You can have your own fresh eggs every day if you raise your own chickens. Find out how to raise chickens with this informative guide...

As long as you have some space on your property for a chicken coop, you can raise your own chickens and enjoy fresh eggs and maybe even chicken and dumplings if you desire. Raising chickens does not actually have to start out with eggs. You can incubate fertilized eggs, but it is easier to just purchase some chicks from your local hatchery.

Before you get your chicks, you will need to prepare a temporary home for them, either in a large box or in a closed-off area of your basement. You will need chick feeders and waterers. How many you will need will depend, of course, on how the amount of chicks you will have. You can purchase the feeders and the waterers along with the chick starter feed and any other supplies you will need at your local equity or farm supply store.

Place newspaper in the bottom of the box.
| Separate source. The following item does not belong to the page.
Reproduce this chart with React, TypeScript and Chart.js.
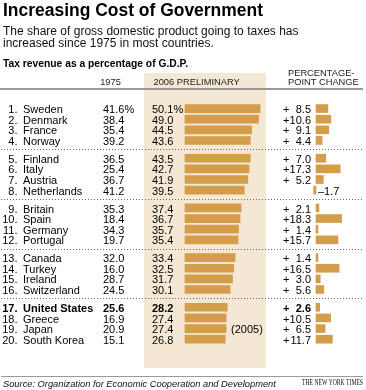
import React, { useEffect, useRef } from 'react';
import { Chart, registerables } from 'chart.js';

Chart.register(...registerables);

// ---------- data ----------
const countries = [
  'Sweden', 'Denmark', 'France', 'Norway',
  'Finland', 'Italy', 'Austria', 'Netherlands',
  'Britain', 'Spain', 'Germany', 'Portugal',
  'Canada', 'Turkey', 'Ireland', 'Switzerland',
  'United States', 'Greece', 'Japan', 'South Korea',
];
const tax1975 = [
  41.6, 38.4, 35.4, 39.2,
  36.5, 25.4, 36.7, 41.2,
  35.3, 18.4, 34.3, 19.7,
  32.0, 16.0, 28.7, 24.5,
  25.6, 16.9, 20.9, 15.1,
];
const tax2006 = [
  50.1, 49.0, 44.5, 43.6,
  43.5, 42.7, 41.9, 39.5,
  37.4, 36.7, 35.7, 35.4,
  33.4, 32.5, 31.7, 30.1,
  28.2, 27.4, 27.4, 26.8,
];
const pointChange = [
  8.5, 10.6, 9.1, 4.4,
  7.0, 17.3, 5.2, -1.7,
  2.1, 18.3, 1.4, 15.7,
  1.4, 16.5, 3.0, 5.6,
  2.6, 10.5, 6.5, 11.7,
];
const notes2006 = [
  '', '', '', '', '', '', '', '', '', '',
  '', '', '', '', '', '', '', '', '(2005)', '',
];
const highlightIndex = 16; // United States
const groupSize = 4;

const TITLE = 'Increasing Cost of Government';
const SUBTITLE = [
  'The share of gross domestic product going to taxes has',
  'increased since 1975 in most countries.',
];
const SECTION = 'Tax revenue as a percentage of G.D.P.';
const HEAD_1975 = '1975';
const HEAD_2006 = '2006 PRELIMINARY';
const HEAD_CHANGE = ['PERCENTAGE-', 'POINT CHANGE'];
const SOURCE = 'Source: Organization for Economic Cooperation and Development';
const CREDIT = 'THE NEW YORK TIMES';

// ---------- layout ----------
const W = 366;
const H = 390;
const ROW_PX = 12.16;
const FIRST_ROW_Y = 96.2;
const GAP_ROWS = 8.14 / ROW_PX;
const BAR_ZERO_X = 185;
const BAR_PX_PER_UNIT = 1.5;
const CHG_ZERO_X = 316;
const CHG_PX_PER_UNIT = 1.4;

const BAR_COLOR = '#d49d4c';
const BEIGE = '#f4e8d4';
const SANS = '"Liberation Sans", Arial, Helvetica, sans-serif';
const SERIF = '"Liberation Serif", "Times New Roman", serif';

const rowPos = (i: number) => i + Math.floor(i / groupSize) * GAP_ROWS;

const yMin = -FIRST_ROW_Y / ROW_PX;
const yMax = yMin + H / ROW_PX;
const xMin = -BAR_ZERO_X / BAR_PX_PER_UNIT;
const xMax = xMin + W / BAR_PX_PER_UNIT;
const x2Min = -CHG_ZERO_X / CHG_PX_PER_UNIT;
const x2Max = x2Min + W / CHG_PX_PER_UNIT;

const tablePlugin = {
  id: 'tableDecor',
  beforeDatasetsDraw(chart: any) {
    const ctx = chart.ctx as CanvasRenderingContext2D;
    const y = chart.scales.y;
    ctx.save();
    // beige band behind 2006 column
    ctx.fillStyle = BEIGE;
    ctx.fillRect(144, 73, 122, 295);
    // header rule
    ctx.fillStyle = '#9a9a9a';
    ctx.fillRect(0, 88, 363, 2);
    // dotted separators between groups
    ctx.strokeStyle = '#666';
    ctx.lineWidth = 1;
    ctx.setLineDash([1, 2]);
    for (let i = groupSize; i < countries.length; i += groupSize) {
      const py =
        Math.round((y.getPixelForValue(rowPos(i - 1)) + y.getPixelForValue(rowPos(i))) / 2) + 0.5;
      ctx.beginPath();
      ctx.moveTo(1, py);
      ctx.lineTo(364, py);
      ctx.stroke();
    }
    ctx.setLineDash([]);
    // source rule
    ctx.fillStyle = '#9a9a9a';
    ctx.fillRect(1, 376, 362, 1);
    ctx.restore();
  },
  afterDatasetsDraw(chart: any) {
    const ctx = chart.ctx as CanvasRenderingContext2D;
    const y = chart.scales.y;
    ctx.save();
    ctx.textBaseline = 'alphabetic';
    ctx.fillStyle = '#000';

    // title
    ctx.font = `bold 17.6px ${SANS}`;
    ctx.textAlign = 'left';
    ctx.fillText(TITLE, 3, 15.5, 260);
    // subtitle
    ctx.font = `12px ${SANS}`;
    ctx.fillStyle = '#111';
    ctx.fillText(SUBTITLE[0], 3, 35);
    ctx.fillText(SUBTITLE[1], 3, 47);
    // section label
    ctx.fillStyle = '#000';
    ctx.font = `bold 10.5px ${SANS}`;
    ctx.fillText(SECTION, 3, 67, 185);
    // column headers
    ctx.fillStyle = '#222';
    ctx.font = `9.3px ${SANS}`;
    ctx.textAlign = 'center';
    ctx.fillText(HEAD_1975, 110.5, 84.5);
    ctx.textAlign = 'left';
    ctx.fillText(HEAD_2006, 153.5, 84.5);
    ctx.fillText(HEAD_CHANGE[0], 288, 75.5);
    ctx.fillText(HEAD_CHANGE[1], 288, 84.5);

    // rows
    for (let i = 0; i < countries.length; i++) {
      const cy = y.getPixelForValue(rowPos(i));
      const base = cy + 4.6;
      const bold = i === highlightIndex;
      ctx.font = `${bold ? 'bold ' : ''}11px ${SANS}`;
      ctx.fillStyle = '#000';
      ctx.textAlign = 'right';
      ctx.fillText(`${i + 1}.`, 17.5, base);
      ctx.textAlign = 'left';
      ctx.fillText(countries[i], 23, base);
      ctx.fillText(tax1975[i].toFixed(1) + (i === 0 ? '%' : ''), 103, base);
      ctx.fillText(tax2006[i].toFixed(1) + (i === 0 ? '%' : ''), 152, base);
      if (notes2006[i]) {
        ctx.font = `11px ${SANS}`;
        ctx.fillText(notes2006[i], 231, base);
        ctx.font = `${bold ? 'bold ' : ''}11px ${SANS}`;
      }
      const c = pointChange[i];
      if (c >= 0) {
        ctx.textAlign = 'left';
        ctx.fillText('+', 283, base);
        ctx.textAlign = 'right';
        ctx.fillText(c.toFixed(1), 311, base);
      } else {
        ctx.textAlign = 'left';
        ctx.fillText('\u2013' + Math.abs(c).toFixed(1), 318, base);
      }
    }

    // source and credit
    ctx.textAlign = 'left';
    ctx.fillStyle = '#111';
    ctx.font = `italic 9.3px ${SANS}`;
    ctx.fillText(SOURCE, 3, 387);
    ctx.textAlign = 'right';
    ctx.font = `7.5px ${SERIF}`;
    ctx.fillText(CREDIT, 363, 385, 61);
    ctx.restore();
  },
};

export default function App() {
  const canvasRef = useRef<HTMLCanvasElement | null>(null);

  useEffect(() => {
    const canvas = canvasRef.current;
    if (!canvas) return;
    const chart = new Chart(canvas, {
      type: 'bar',
      data: {
        datasets: [
          {
            label: '2006',
            data: tax2006.map((v, i) => ({ x: v, y: rowPos(i) })),
            xAxisID: 'x',
            yAxisID: 'y',
            backgroundColor: BAR_COLOR,
            borderWidth: 0,
            barThickness: 8,
            grouped: false,
          } as any,
          {
            label: 'Change',
            data: pointChange.map((v, i) => ({ x: v, y: rowPos(i) })),
            xAxisID: 'x2',
            yAxisID: 'y',
            backgroundColor: BAR_COLOR,
            borderWidth: 0,
            barThickness: 8,
            grouped: false,
          } as any,
        ],
      },
      options: {
        animation: false,
        responsive: true,
        maintainAspectRatio: false,
        indexAxis: 'y',
        events: [],
        layout: { padding: 0 },
        plugins: {
          legend: { display: false },
          tooltip: { enabled: false },
          title: { display: false },
        },
        scales: {
          y: { type: 'linear', display: false, reverse: true, bounds: 'data', min: yMin, max: yMax },
          x: { type: 'linear', axis: 'x', display: false, bounds: 'data', min: xMin, max: xMax },
          x2: { type: 'linear', axis: 'x', display: false, bounds: 'data', min: x2Min, max: x2Max },
        } as any,
      },
      plugins: [tablePlugin],
    });
    return () => chart.destroy();
  }, []);

  return (
    <div style={{ position: 'absolute', left: 0, top: 0, width: W, height: H, background: '#fff' }}>
      <canvas ref={canvasRef} />
    </div>
  );
}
This will catch their droppings as well as any spilled food or water. You will need to change the paper daily so their box stays clean. Depending on the age of your chicks, they will be either featherless or have very few feathers. They will need to be kept warm for the first couple weeks. Simply set-up a light about three feet above them. This light will need to be close enough to keep the chicks warm, yet not too close. Keep their waterers filled with clean, fresh water at all times. And, feed them about three times a day.
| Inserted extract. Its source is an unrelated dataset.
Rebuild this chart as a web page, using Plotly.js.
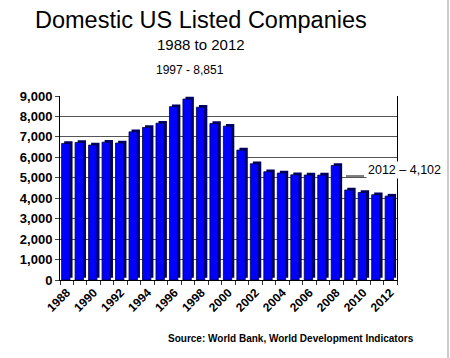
<!DOCTYPE html>
<html><head><meta charset="utf-8">
<script src="https://cdn.plot.ly/plotly-3.0.1.min.js"></script>
<style>html,body{margin:0;padding:0;background:#fff;}#chart{width:450px;height:358px;}</style>
</head><body><div id="chart"></div>
<script>
const years = [1988,1989,1990,1991,1992,1993,1994,1995,1996,1997,1998,1999,2000,2001,2002,2003,2004,2005,2006,2007,2008,2009,2010,2011,2012];
const companies = [6680,6727,6599,6742,6699,7246,7460,7670,8479,8851,8450,7651,7524,6355,5685,5295,5231,5143,5133,5130,5603,4401,4279,4171,4102];
const yearTicks = [1988,1990,1992,1994,1996,1998,2000,2002,2004,2006,2008,2010,2012];
const yTicks = [0,1000,2000,3000,4000,5000,6000,7000,8000,9000];

const L=60, R=397, T=96, B=280;
const px = x => (x-L)/(R-L);
const py = y => (B-y)/(B-T);

const traces = [
  {type:'bar', x:years, y:companies, base:110, width:0.62, offset:-0.19,
   marker:{color:'#000060', line:{width:0}}, hoverinfo:'skip', showlegend:false},
  {type:'bar', x:years, y:companies, width:0.62, offset:-0.38,
   marker:{color:'#0000ff', line:{color:'#000040', width:0.8}}, showlegend:false}
];

const layout = {
  width:450, height:358,
  margin:{l:L, r:450-R, t:T, b:358-B},
  paper_bgcolor:'#fff', plot_bgcolor:'#fff',
  barmode:'overlay',
  font:{family:'Arial, Liberation Sans, sans-serif', color:'#000'},
  xaxis:{range:[1987.5,2012.5], tickvals:yearTicks, ticktext:yearTicks.map(String),
    tickangle:-45, ticks:'', showgrid:false, zeroline:false,
    showline:true, linecolor:'#000', linewidth:1,
    tickfont:{size:12, family:'Arial, Liberation Sans', weight:'bold'},
    minor:{ticks:'outside', tick0:1987.5, dtick:1, ticklen:4, tickcolor:'#333', showgrid:false}},
  yaxis:{range:[0,9000], tickvals:yTicks, tickformat:',d', ticks:'outside', ticklen:4,
    showgrid:true, gridcolor:'#555', gridwidth:1, zeroline:false,
    showline:true, linecolor:'#000', linewidth:1, mirror:true,
    tickfont:{size:13, family:'Arial, Liberation Sans', weight:'bold'}},
  shapes:[
    {type:'line', xref:'paper', yref:'paper', x0:px(346), x1:px(364), y0:py(176), y1:py(176), line:{color:'#000', width:1}},
    {type:'line', xref:'paper', yref:'paper', x0:px(448), x1:px(448), y0:py(0), y1:py(358), line:{color:'#999', width:1}}
  ],
  annotations:[
    {text:'Domestic US Listed Companies', xref:'paper', yref:'paper', x:px(201), y:py(20), showarrow:false, font:{size:23.5}, xanchor:'center', yanchor:'middle'},
    {text:'1988 to 2012', xref:'paper', yref:'paper', x:px(200.5), y:py(44), showarrow:false, font:{size:15}, xanchor:'center', yanchor:'middle'},
    {text:'1997 - 8,851', xref:'paper', yref:'paper', x:px(190.3), y:py(70), showarrow:false, font:{size:12}, xanchor:'center', yanchor:'middle'},
    {text:'2012 \u2013 4,102', xref:'paper', yref:'paper', x:px(366), y:py(170), showarrow:false, font:{size:12.5}, xanchor:'left', yanchor:'middle', bgcolor:'#fff'},
    {text:'<b>Source: World Bank, World Development Indicators</b>', xref:'paper', yref:'paper', x:px(290.5), y:py(338), showarrow:false, font:{size:10}, xanchor:'center', yanchor:'middle'}
  ]
};
Plotly.newPlot('chart', traces, layout, {staticPlot:true});
</script></body></html>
By the time they are about three weeks old, your chicks can be put in their permanent home outside in the chicken coop. The coop will need to be a sound structure with no holes--even small ones--in it. It will need to be able to protect the chicks from weasels, foxes, and other predatory animals. The chicken coop will need roosts. These are wooden dowels or platforms which are several feet up from the ground. Your chicks will also need nests. These are usually small, boxed areas where the hens go to lay their eggs. (Your chicks won't lay eggs for several months yet, but it's best to be prepared anyhow.) Keep them inside the chicken coop for several days until they get used to their new home. Then, you can let them out into the chicken yard in the daytime, but remember to close them back in at night for their protection. You will do this even after they are full-grown birds.

The chicken yard is just a fenced-in area around the chicken coop. There is a special mesh wire you should use for this purpose. You can let your chickens run wild as free as long as you don't mind finding chicken droppings everywhere.

Now, all you have to do is to feed and water your chicks every day, let them in and out of the coop every morning,and at dusk every night, and clean out the chicken coop every so often. When your hens reach about a year old, they will begin laying eggs. At that time, you can start collecting eggs every morning after you let the chickens out.

Overall, chickens require little maintenance to take care of them.